▸ **WRITTEN INSTRUCTION**:
Pull out every line in the data that has the string "page" in it.

▸ **PROVIDED MATERIAL**:
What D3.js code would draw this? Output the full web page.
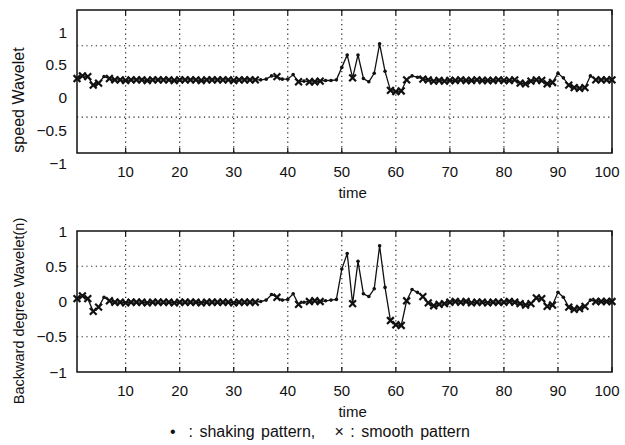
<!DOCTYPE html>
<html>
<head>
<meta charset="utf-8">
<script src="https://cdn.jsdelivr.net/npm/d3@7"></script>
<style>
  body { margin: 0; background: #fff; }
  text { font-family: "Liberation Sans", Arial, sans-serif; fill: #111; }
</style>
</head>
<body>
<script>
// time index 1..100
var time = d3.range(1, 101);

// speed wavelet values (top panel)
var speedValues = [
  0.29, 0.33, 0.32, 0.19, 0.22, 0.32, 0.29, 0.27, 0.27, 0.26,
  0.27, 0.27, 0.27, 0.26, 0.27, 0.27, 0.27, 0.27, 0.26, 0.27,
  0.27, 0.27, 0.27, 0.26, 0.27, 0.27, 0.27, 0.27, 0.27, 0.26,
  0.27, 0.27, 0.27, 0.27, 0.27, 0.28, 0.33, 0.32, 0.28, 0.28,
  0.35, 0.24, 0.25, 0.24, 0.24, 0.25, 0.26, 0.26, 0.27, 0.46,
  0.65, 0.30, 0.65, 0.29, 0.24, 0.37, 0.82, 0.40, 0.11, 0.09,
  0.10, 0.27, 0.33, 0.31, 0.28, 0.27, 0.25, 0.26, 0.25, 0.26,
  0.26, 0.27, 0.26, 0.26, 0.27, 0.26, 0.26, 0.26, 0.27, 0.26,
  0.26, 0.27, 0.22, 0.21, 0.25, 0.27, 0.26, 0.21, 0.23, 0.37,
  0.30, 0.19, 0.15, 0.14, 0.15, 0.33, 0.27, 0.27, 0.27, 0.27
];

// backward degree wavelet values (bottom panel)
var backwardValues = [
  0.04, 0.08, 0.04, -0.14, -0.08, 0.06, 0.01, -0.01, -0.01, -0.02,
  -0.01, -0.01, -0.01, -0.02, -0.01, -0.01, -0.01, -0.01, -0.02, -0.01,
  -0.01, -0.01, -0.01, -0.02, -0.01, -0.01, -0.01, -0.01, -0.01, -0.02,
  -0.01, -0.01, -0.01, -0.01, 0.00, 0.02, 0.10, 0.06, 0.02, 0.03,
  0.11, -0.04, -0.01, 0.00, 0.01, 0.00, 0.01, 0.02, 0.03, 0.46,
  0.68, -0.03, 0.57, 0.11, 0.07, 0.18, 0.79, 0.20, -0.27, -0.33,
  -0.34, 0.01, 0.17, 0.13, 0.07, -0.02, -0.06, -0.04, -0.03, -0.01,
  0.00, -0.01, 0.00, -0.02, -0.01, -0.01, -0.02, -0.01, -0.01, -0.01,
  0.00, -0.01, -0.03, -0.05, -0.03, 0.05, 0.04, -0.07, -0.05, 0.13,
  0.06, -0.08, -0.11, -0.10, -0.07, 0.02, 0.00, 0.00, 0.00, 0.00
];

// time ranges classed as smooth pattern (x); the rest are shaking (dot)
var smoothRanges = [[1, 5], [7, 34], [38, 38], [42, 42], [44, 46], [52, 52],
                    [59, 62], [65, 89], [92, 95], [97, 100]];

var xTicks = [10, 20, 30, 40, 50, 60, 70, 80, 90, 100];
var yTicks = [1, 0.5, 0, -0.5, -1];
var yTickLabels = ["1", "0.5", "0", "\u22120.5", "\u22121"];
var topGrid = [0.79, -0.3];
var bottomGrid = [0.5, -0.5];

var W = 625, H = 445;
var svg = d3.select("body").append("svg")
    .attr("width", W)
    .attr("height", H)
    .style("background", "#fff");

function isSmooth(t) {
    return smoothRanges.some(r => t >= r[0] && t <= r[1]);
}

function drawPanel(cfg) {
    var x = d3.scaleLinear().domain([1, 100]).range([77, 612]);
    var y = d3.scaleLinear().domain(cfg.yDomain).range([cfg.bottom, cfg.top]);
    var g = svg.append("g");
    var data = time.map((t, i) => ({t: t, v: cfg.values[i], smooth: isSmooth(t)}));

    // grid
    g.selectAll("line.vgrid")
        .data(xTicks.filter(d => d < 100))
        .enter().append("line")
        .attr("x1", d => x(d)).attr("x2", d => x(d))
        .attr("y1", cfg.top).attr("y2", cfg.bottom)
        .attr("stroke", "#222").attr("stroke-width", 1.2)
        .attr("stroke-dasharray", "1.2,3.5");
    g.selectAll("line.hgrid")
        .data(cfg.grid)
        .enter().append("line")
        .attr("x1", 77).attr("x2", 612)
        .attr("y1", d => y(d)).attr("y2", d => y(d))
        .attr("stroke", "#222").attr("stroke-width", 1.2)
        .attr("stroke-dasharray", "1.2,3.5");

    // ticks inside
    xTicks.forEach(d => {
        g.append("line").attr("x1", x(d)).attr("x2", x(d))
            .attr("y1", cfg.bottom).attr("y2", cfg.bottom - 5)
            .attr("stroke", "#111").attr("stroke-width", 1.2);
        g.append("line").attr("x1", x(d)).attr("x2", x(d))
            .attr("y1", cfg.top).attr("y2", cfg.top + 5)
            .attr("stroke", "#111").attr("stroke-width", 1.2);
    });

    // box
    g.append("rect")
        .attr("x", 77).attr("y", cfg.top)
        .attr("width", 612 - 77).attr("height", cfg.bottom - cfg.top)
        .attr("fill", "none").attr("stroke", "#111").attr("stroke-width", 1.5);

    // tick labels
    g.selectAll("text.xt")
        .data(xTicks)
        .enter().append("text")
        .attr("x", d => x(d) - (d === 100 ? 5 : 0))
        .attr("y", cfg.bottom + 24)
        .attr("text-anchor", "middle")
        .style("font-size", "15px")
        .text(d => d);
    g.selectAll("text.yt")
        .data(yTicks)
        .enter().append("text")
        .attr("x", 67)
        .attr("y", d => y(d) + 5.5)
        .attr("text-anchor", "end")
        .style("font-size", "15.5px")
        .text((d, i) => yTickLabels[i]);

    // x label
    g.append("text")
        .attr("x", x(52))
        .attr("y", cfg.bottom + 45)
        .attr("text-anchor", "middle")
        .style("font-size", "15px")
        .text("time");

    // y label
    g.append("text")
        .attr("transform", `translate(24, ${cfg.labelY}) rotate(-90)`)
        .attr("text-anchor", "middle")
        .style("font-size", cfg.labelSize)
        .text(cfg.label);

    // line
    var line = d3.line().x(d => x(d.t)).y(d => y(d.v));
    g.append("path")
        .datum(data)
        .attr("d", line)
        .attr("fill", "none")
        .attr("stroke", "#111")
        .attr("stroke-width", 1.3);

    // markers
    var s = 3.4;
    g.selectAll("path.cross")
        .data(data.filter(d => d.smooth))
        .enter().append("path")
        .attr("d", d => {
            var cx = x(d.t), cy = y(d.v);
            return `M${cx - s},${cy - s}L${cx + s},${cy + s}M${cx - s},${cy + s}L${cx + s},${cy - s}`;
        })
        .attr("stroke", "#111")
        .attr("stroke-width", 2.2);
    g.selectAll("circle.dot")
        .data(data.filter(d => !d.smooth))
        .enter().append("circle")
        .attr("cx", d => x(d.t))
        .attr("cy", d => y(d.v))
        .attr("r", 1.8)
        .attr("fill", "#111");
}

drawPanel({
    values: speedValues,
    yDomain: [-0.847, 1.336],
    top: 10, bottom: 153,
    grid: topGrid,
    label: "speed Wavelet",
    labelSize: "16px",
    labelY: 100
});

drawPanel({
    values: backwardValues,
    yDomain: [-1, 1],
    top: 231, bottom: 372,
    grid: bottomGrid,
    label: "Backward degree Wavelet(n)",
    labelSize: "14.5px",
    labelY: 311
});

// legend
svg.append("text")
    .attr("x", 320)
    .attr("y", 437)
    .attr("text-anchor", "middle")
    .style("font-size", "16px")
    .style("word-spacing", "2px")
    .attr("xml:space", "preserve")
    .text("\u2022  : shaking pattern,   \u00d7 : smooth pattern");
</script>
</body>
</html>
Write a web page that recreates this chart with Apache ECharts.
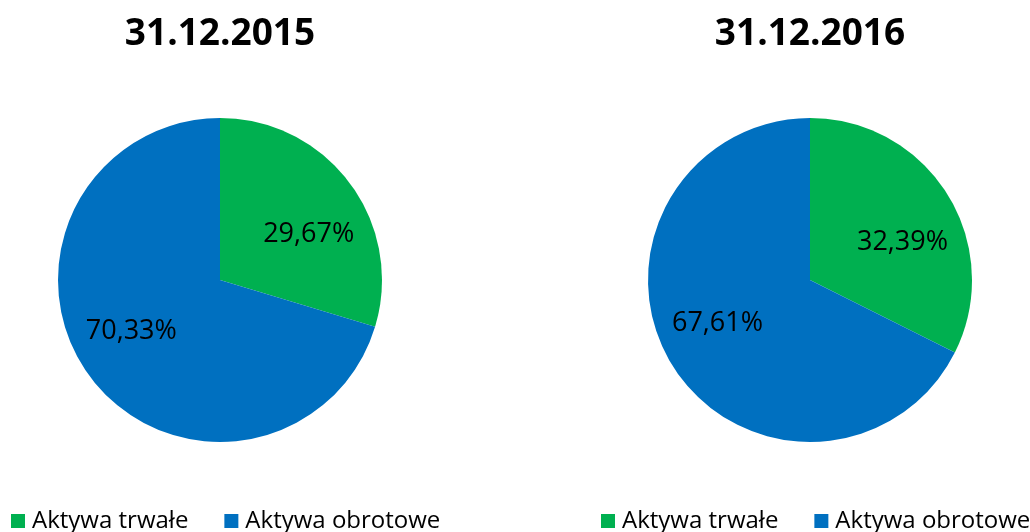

▸ **ANSWER TO THE PROBLEM**:
What D3.js code would draw this? Output the full web page.
Write a web page that recreates this chart with Apache ECharts.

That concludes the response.